Bummer.
I started to think about what it was like, being an NFL lineman. Very large, incredibly strong men trying to incapacitate, for a few brief moments, other very large, strong men.
And to do it play after play for 60 minutes. Wow. You'd have to be tough.
Very tough.
I nod to the Elixir of Knowledge sitting on the little coffee table by the Chair.
"Ya gotta be tough, eh?"
The Elixir isn't much of a conversationalist.
But I have to talk to the Elixir. TechnoBoy, strapped into headphones, is currently part of a planet-wide battle online and the Wife is taking a nap, waiting for Downton Abbey at 8 o'clock.
Yep. Just me, the Elixir, and the NFL.
It is now the next afternoon, about 22 hours later, and I'm at the Library using one of their computers.
As I lean back and stretch, the Librarian walks by with a pot of coffee for the "Appreciation Table".
She's almost 80 years old and is bigger than the coffee pot beat by about 11 inches and 15 lbs. She moves about with a huge smile and a methodical glaciar-like swiftness, her sharp mind light-years faster than her body.
And she is tough. Very tough.
Earlier this winter, we had some freezing rain.
Just glare ice everywhere.
She went home to her house out on a little, distant lake. No neighbors but trees for about a half-mile. She pulled up to a dark house, the hubby having passed on years ago.
As she walked to the front door, she hit ice and went down.
Hard.
Very hard.
She laid there semi-concious in below freezing weather for awhile - she couldn't remember how long.
She started to come around as the pain subsided to just "intense". She fished around in her coat for the cellphone she very rarely uses.
It was dead.
She found her house key and dragged her self up the sidewalk. She grit her teeth and pulled herself up to unlock the door, falling across the threshold as it swung in, fanning the pain back to a searing, burning intensity.
Minutes passed. She crawled inside enough to almost close the door. She crawled down the hallway towards the phone.
That's when she passed out.
The next morning she came to, lying in a very cold hallway, the front door standing just barely open.
She slowly crawled the rest of the way to the phone, crying out in pain as she reached up to knock the phone to the floor.
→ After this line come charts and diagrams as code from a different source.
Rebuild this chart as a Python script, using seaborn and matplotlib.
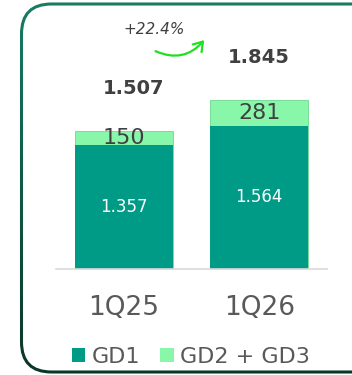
import matplotlib
matplotlib.use("Agg")
import matplotlib.pyplot as plt
from matplotlib.patches import FancyBboxPatch, FancyArrowPatch, Patch, Rectangle
from matplotlib.transforms import IdentityTransform
from matplotlib.colors import to_rgb
import numpy as np
import seaborn as sns
import pandas as pd

# Quarterly volumes split by group
quarters = ["1Q25", "1Q26"]
gd1 = [1357, 1564]
gd23 = [150, 281]
growth_label = "+22.4%"

C_GD1 = "#009B86"
C_GD23 = "#88F7AA"
C_TEXT = "#404040"
C_TICK = "#595959"

sns.set_theme(style="white")
plt.rcParams["font.family"] = ["DejaVu Sans"]

df = pd.DataFrame({"quarter": quarters, "gd1": gd1, "gd23": gd23})
df["total"] = df["gd1"] + df["gd23"]


def fmt(v):
    return f"{v:,}".replace(",", ".")


fig = plt.figure(figsize=(3.52, 3.75), dpi=100)
W, H = 352, 375
ax = fig.add_axes([56 / W, (H - 269) / H, 271 / W, 247 / H])

# stacked bars: total in light green, GD1 on top of it
sns.barplot(data=df, x="quarter", y="total", color=C_GD23, width=0.72,
            edgecolor="#6FD88F", linewidth=0.6, ax=ax, saturation=1)
sns.barplot(data=df, x="quarter", y="gd1", color=C_GD1, width=0.72,
            linewidth=0, ax=ax, saturation=1)

ax.set_xlim(-0.5, 1.5)
ax.set_ylim(0, 2700)
for s in ["top", "right", "left"]:
    ax.spines[s].set_visible(False)
ax.spines["bottom"].set_color("#D9D9D9")
ax.spines["bottom"].set_linewidth(1.2)
ax.set_yticks([])
ax.set_xlabel("")
ax.set_ylabel("")
ax.tick_params(axis="x", length=0, pad=19, labelsize=19, labelcolor=C_TICK)

for i, row in df.iterrows():
    ax.text(i, row["gd1"] / 2, fmt(row["gd1"]), ha="center", va="center",
            color="white", fontsize=12)
    ax.text(i, row["gd1"] + row["gd23"] / 2, fmt(row["gd23"]), ha="center",
            va="center", color=C_TEXT, fontsize=16)
    dx = 7 if i == 0 else 0
    ax.annotate(fmt(row["total"]), (i, row["total"]), xytext=(dx, 31),
                textcoords="offset points", ha="center", va="center",
                color=C_TEXT, fontsize=14, fontweight="bold")

# growth note with curved arrow
fig.text(154 / W, 1 - 30 / H, growth_label, ha="center", va="center",
         fontsize=11, style="italic", color=C_TEXT)
arrow = FancyArrowPatch((153, H - 50), (206, H - 38),
                        connectionstyle="arc3,rad=0.4",
                        arrowstyle="->,head_length=0.45,head_width=0.3",
                        mutation_scale=14, color="#1EE01E", lw=1.6,
                        transform=IdentityTransform())
fig.add_artist(arrow)

# rounded frame, shaded from teal at the top to dark green at the bottom
top_c = np.array(to_rgb("#187C64"))
bot_c = np.array(to_rgb("#0A3528"))
n_bands = 24
y0, y1 = 0, 376
edges = np.linspace(y0, y1, n_bands + 1)
for k in range(n_bands):
    t = (edges[k] + edges[k + 1]) / 2 / H
    col = bot_c + (top_c - bot_c) * t
    frame = FancyBboxPatch((21.5, 3), 400, 368,
                           boxstyle="round,pad=0,rounding_size=30",
                           fill=False, edgecolor=col, linewidth=2.2,
                           transform=IdentityTransform())
    clip = Rectangle((0, edges[k]), W + 10, edges[k + 1] - edges[k],
                     transform=IdentityTransform())
    frame.set_clip_path(clip)
    fig.add_artist(frame)

handles = [Patch(facecolor=C_GD1, edgecolor="none", label="GD1"),
           Patch(facecolor=C_GD23, edgecolor="none", label="GD2 + GD3")]
leg = fig.legend(handles=handles, loc="center", ncol=2,
                 bbox_to_anchor=(191 / W, 1 - 357 / H), frameon=False,
                 fontsize=16, handlelength=0.6, handleheight=0.6,
                 handletextpad=0.3, columnspacing=0.9, labelcolor=C_TICK,
                 borderpad=0, borderaxespad=0)

fig.savefig("out.png", dpi=100)
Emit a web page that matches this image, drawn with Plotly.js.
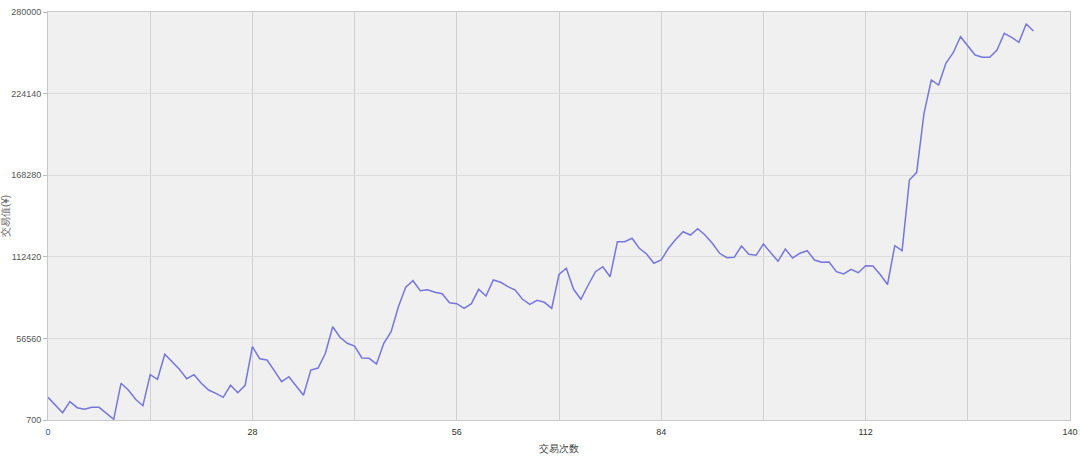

But it's a happy ending. The good guys came in time. She healed up after awhile and is now back to work, smiling at folks, and bringing us hot pots of the Elixir of Knowledge.
She walks methodically back past me, flashing a beaming smile.
I smile and nod.
Then I realize something.
I'm nodding to one of the toughest people I've met in a long time.
Too bad she doesn't play football-
she would've made a heck of a tailback.